Variable-Fidelity Simulation Models and Sparse Gradient Updates for Cost-Efficient Optimization of Compact Antenna Input Characteristics

Abstract

Design of antennas for the Internet of Things (IoT) applications requires taking into account several performance figures, both electrical (e.g., impedance matching) and field (gain, radiation pattern), but also physical constraints, primarily concerning size limitation. Fulfillment of stringent specifications necessitates the development of topologically complex structures described by a large number of geometry parameters that need tuning. Conventional optimization procedures are typically too expensive when the antenna is evaluated using high-fidelity electromagnetic (EM) analysis, otherwise required to ensure accuracy.
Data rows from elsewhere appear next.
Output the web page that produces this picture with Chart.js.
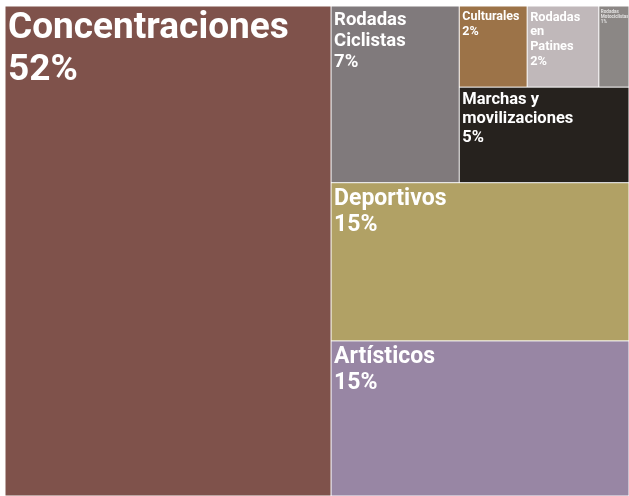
<!DOCTYPE html>
<html>
<head>
<meta charset="utf-8">
<script src="https://cdn.jsdelivr.net/npm/chart.js@4"></script>
<style>
  html, body { margin: 0; padding: 0; background: #ffffff; }
  #wrap { width: 629px; height: 496px; position: relative; }
</style>
</head>
<body>
<div id="wrap"><canvas id="chart-treemap"></canvas></div>
<script>
// datos del treemap (orden de colocación)
const categories = [
  "Concentraciones",
  "Artísticos",
  "Deportivos",
  "Rodadas Ciclistas",
  "Marchas y movilizaciones",
  "Culturales",
  "Rodadas en Patines",
  "Rodadas Motociclistas",
];
const values = [52.2, 15.1, 15.4, 7.4, 5.3, 1.8, 1.9, 0.8];

// estilos
const colors = [
  "#7f524b",
  "#9886a4",
  "#b1a165",
  "#807a7c",
  "#26221e",
  "#9c7348",
  "#c0b8ba",
  "#8b8785",
];
const fontSizes = [37, 23, 23, 18.5, 16.5, 12.5, 12.8, 4.6];

function worst(row, side) {
  const s = row.reduce((a, b) => a + b, 0);
  const rMax = Math.max(...row);
  const rMin = Math.min(...row);
  return Math.max((side * side * rMax) / (s * s), (s * s) / (side * side * rMin));
}

// squarify: franjas verticales a la izquierda, horizontales abajo
function squarify(vals, rect) {
  const total = vals.reduce((a, b) => a + b, 0);
  const areas = vals.map((v) => (v / total) * rect.w * rect.h);
  const out = [];
  let r = { ...rect };
  let i = 0;
  while (i < areas.length) {
    const vertical = r.w >= r.h;
    const side = vertical ? r.h : r.w;
    let row = [areas[i]];
    let j = i + 1;
    while (j < areas.length && worst(row.concat(areas[j]), side) <= worst(row, side)) {
      row.push(areas[j]);
      j++;
    }
    const rowArea = row.reduce((a, b) => a + b, 0);
    if (vertical) {
      const sw = rowArea / r.h;
      let y = r.y;
      row.forEach((a, k) => {
        const hh = a / sw;
        out[i + k] = { x: r.x, y: y, w: sw, h: hh };
        y += hh;
      });
      r.x += sw;
      r.w -= sw;
    } else {
      const sh = rowArea / r.w;
      let x = r.x;
      const y = r.y + r.h - sh;
      row.forEach((a, k) => {
        const ww = a / sh;
        out[i + k] = { x: x, y: y, w: ww, h: sh };
        x += ww;
      });
      r.h -= sh;
    }
    i = j;
  }
  return out;
}

function wrapText(ctx, text, maxW) {
  const words = text.split(" ");
  const lines = [];
  let cur = "";
  words.forEach((w) => {
    const test = cur ? cur + " " + w : w;
    if (cur && ctx.measureText(test).width > maxW) {
      lines.push(cur);
      cur = w;
    } else {
      cur = test;
    }
  });
  if (cur) lines.push(cur);
  return lines;
}

const treemapPlugin = {
  id: "treemap",
  afterDatasetsDraw(chart) {
    const ctx = chart.ctx;
    const xs = chart.scales.x;
    const ys = chart.scales.y;
    const left = xs.getPixelForValue(0);
    const right = xs.getPixelForValue(1);
    const top = ys.getPixelForValue(1);
    const bottom = ys.getPixelForValue(0);
    const rects = squarify(values, { x: left, y: top, w: right - left, h: bottom - top });
    const total = values.reduce((a, b) => a + b, 0);
    const gap = 1;

    ctx.save();
    rects.forEach((rc, i) => {
      ctx.fillStyle = colors[i];
      ctx.fillRect(rc.x + gap / 2, rc.y + gap / 2, rc.w - gap, rc.h - gap);

      const fs = fontSizes[i];
      const pad = fs < 8 ? 2 : 3;
      ctx.font = `bold ${fs}px Roboto, "Noto Sans", sans-serif`;
      ctx.fillStyle = fs < 8 ? "rgba(255,255,255,0.75)" : "#ffffff";
      ctx.textBaseline = "alphabetic";
      ctx.textAlign = "left";
      const lines = wrapText(ctx, categories[i], rc.w - pad * 2 - 10);
      lines.push(Math.round((values[i] / total) * 100) + "%");
      const lh = fs * 1.15;
      const firstBase = rc.y + (fs < 8 ? 3.5 : 5.5) + fs * 0.711;
      ctx.save();
      ctx.beginPath();
      ctx.rect(rc.x, rc.y, rc.w - gap, rc.h - gap);
      ctx.clip();
      lines.forEach((ln, k) => {
        ctx.fillText(ln, rc.x + pad, firstBase + k * lh);
      });
      ctx.restore();
    });
    ctx.restore();
  },
};

const ctx = document.getElementById("chart-treemap").getContext("2d");
new Chart(ctx, {
  type: "scatter",
  data: { datasets: [{ data: [] }] },
  plugins: [treemapPlugin],
  options: {
    responsive: true,
    maintainAspectRatio: false,
    animation: false,
    layout: { padding: { left: 5, top: 6, right: 0, bottom: 0 } },
    scales: {
      x: { type: "linear", min: 0, max: 1, display: false },
      y: { type: "linear", min: 0, max: 1, display: false },
    },
    plugins: {
      legend: { display: false },
      tooltip: { enabled: false },
    },
  },
});
</script>
</body>
</html>
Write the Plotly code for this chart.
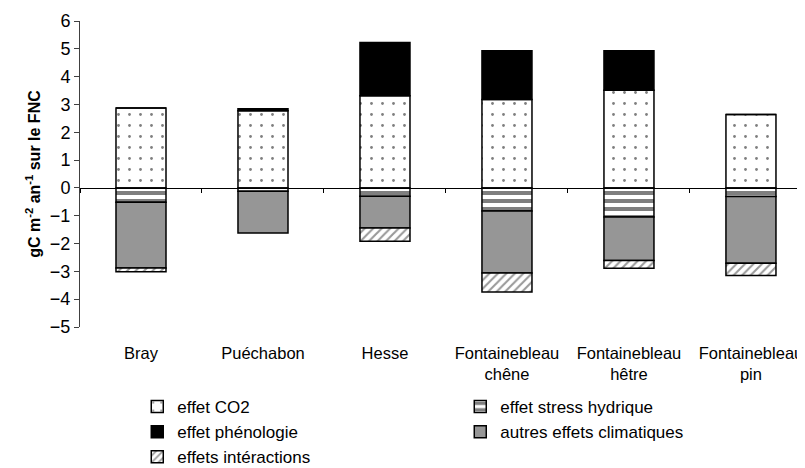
import plotly.graph_objects as go

# sites and effects (gC m-2 an-1 sur le FNC)
sites = ["Bray", "Puéchabon", "Hesse", "Fontainebleau<br>chêne",
         "Fontainebleau<br>hêtre", "Fontainebleau<br>pin"]
effet_co2 = [2.87, 2.77, 3.31, 3.18, 3.51, 2.64]
effet_stress = [-0.52, -0.12, -0.30, -0.83, -1.05, -0.31]
effet_pheno = [0.0, 0.08, 1.92, 1.75, 1.42, 0.0]
effet_autres = [-2.36, -1.50, -1.14, -2.23, -1.56, -2.40]
effet_inter = [-0.13, 0.0, -0.48, -0.68, -0.28, -0.44]

y_min, y_max = -5, 6
font = "Liberation Sans, Arial, sans-serif"
outline = dict(color="black", width=1.5)

fig = go.Figure()

fig.add_trace(go.Bar(
    x=sites, y=effet_co2, name="effet CO2",
    marker=dict(color="white", line=outline,
                pattern=dict(shape=".", fgcolor="black", bgcolor="white",
                             size=11, solidity=0.05))))
fig.add_trace(go.Bar(
    x=sites, y=effet_stress, name="effet stress hydrique",
    marker=dict(color="white", line=outline,
                pattern=dict(shape="-", fgcolor="black", bgcolor="white",
                             size=8, solidity=0.5))))
fig.add_trace(go.Bar(
    x=sites, y=effet_pheno, name="effet phénologie",
    marker=dict(color="black", line=outline)))
fig.add_trace(go.Bar(
    x=sites, y=effet_autres, name="autres effets climatiques",
    marker=dict(color="#969696", line=outline)))
fig.add_trace(go.Bar(
    x=sites, y=effet_inter, name="effets intéractions",
    marker=dict(color="white", line=outline,
                pattern=dict(shape="/", fgcolor="#333333", bgcolor="white",
                             size=6, solidity=0.35))))

# helper trace so the zero-line axis knows the categories
fig.add_trace(go.Scatter(x=sites, y=effet_co2, xaxis="x2", mode="markers",
                         marker=dict(opacity=0), showlegend=False,
                         hoverinfo="skip"))

# the page body adds an 8px margin, so the figure is a bit smaller
fig.update_layout(
    width=797, height=460,
    margin=dict(l=72, r=0, t=13, b=141),
    paper_bgcolor="white", plot_bgcolor="white",
    barmode="relative", bargap=0.59,
    font=dict(family=font, color="black", size=16),
    showlegend=True,
    legend=dict(orientation="h", xref="container", yref="container",
                x=0.1622, y=0.1717, xanchor="left", yanchor="top",
                entrywidth=278, entrywidthmode="pixels",
                font=dict(family=font, size=17), itemwidth=30,
                traceorder="normal"),
    xaxis=dict(type="category", range=[-0.5, 5.443], showline=False,
               showgrid=False, zeroline=False, ticks="",
               ticklabelstandoff=14, tickfont=dict(size=16.5)),
    xaxis2=dict(type="category", overlaying="x", matches="x",
                anchor="free", position=(0 - y_min) / (y_max - y_min),
                showline=True, linecolor="black", linewidth=1,
                ticks="outside", tickson="boundaries", ticklen=4,
                tickcolor="black", showticklabels=False, showgrid=False),
    yaxis=dict(range=[y_min, y_max], dtick=1, showgrid=False, zeroline=False,
               showline=True, linecolor="#404040", linewidth=1,
               ticks="outside", ticklen=5, tickcolor="#404040",
               tickfont=dict(size=18),
               title=dict(text="gC m<sup>-2</sup> an<sup>-1</sup> sur le FNC",
                          font=dict(size=16, weight="bold"), standoff=5)),
)

fig.write_html("out.html")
This paper proposes a novel surrogate-assisted optimization algorithm for computationally efficient design optimization of antenna structures. In the paper, the optimization of antenna input characteristic is presented, specifically, minimization of the antenna reflection coefficient in a given bandwidth. Our methodology involves variable-fidelity EM simulations as well as a dedicated procedure to reduce the cost of estimating the antenna response gradients. The latter is based on monitoring the variations of the antenna response sensitivities along the optimization path. The procedure suppresses the finite-differentiation-based sensitivity updates for variables that exhibit stable gradient behavior. The proposed algorithm is validated using three compact wideband antennas and demonstrated to outperform both the conventional trust region algorithm and the pattern search procedure, as well as surrogate-based procedures while retaining acceptable design quality.